Goldberg is accustomed to the company of women who are powers in Hollywood. Her aunt, Toni Howard, is a veteran agent at International Creative Management, and her mother, Wendy Howard Goldberg, founded the California State Summer School for the Arts. At the premiere, Wendy Goldberg stood just beyond the spotlights that shone on her husband and daughter, wondering if Amanda would be bold enough to remove the black silk Gucci jacket that covered her bare arms and revealing decolletage. (She wasn’t.) “Dior offered to dress Amanda for this evening, so I went along when she tried things on,” her mother said. “She was afraid the dress was too much, but I said, ‘It’s fun. It’s happy.’ She hates this, but Leonard pushes her a little because it’s part of the business.”

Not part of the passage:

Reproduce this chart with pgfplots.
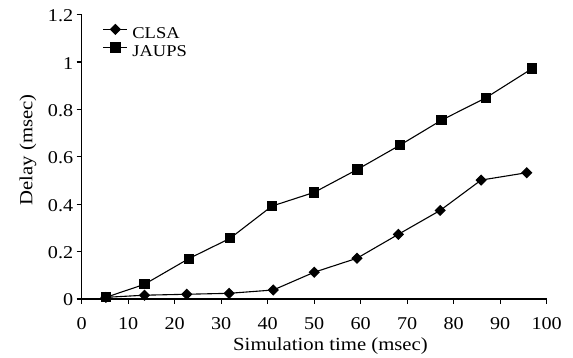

Along with a model-socialite-law student and a shoe designer, Goldberg agreed to appear in a feature in the June Vogue on how “real” young women bring Valentino creations down to earth, but she knows that too much of that kind of exposure can lead to an exalted place on lists for shoe store launch parties.

“It’s very flattering,” she says, “yet I’m conflicted about publicity. I’m shy, and I’m a little uncomfortable about putting myself out there. If I have a project to talk about, or it’s business related, Leonard feels attention is good for the company. To do it just to do it, that wouldn’t interest me. I like to be seen as a professional who’s working.”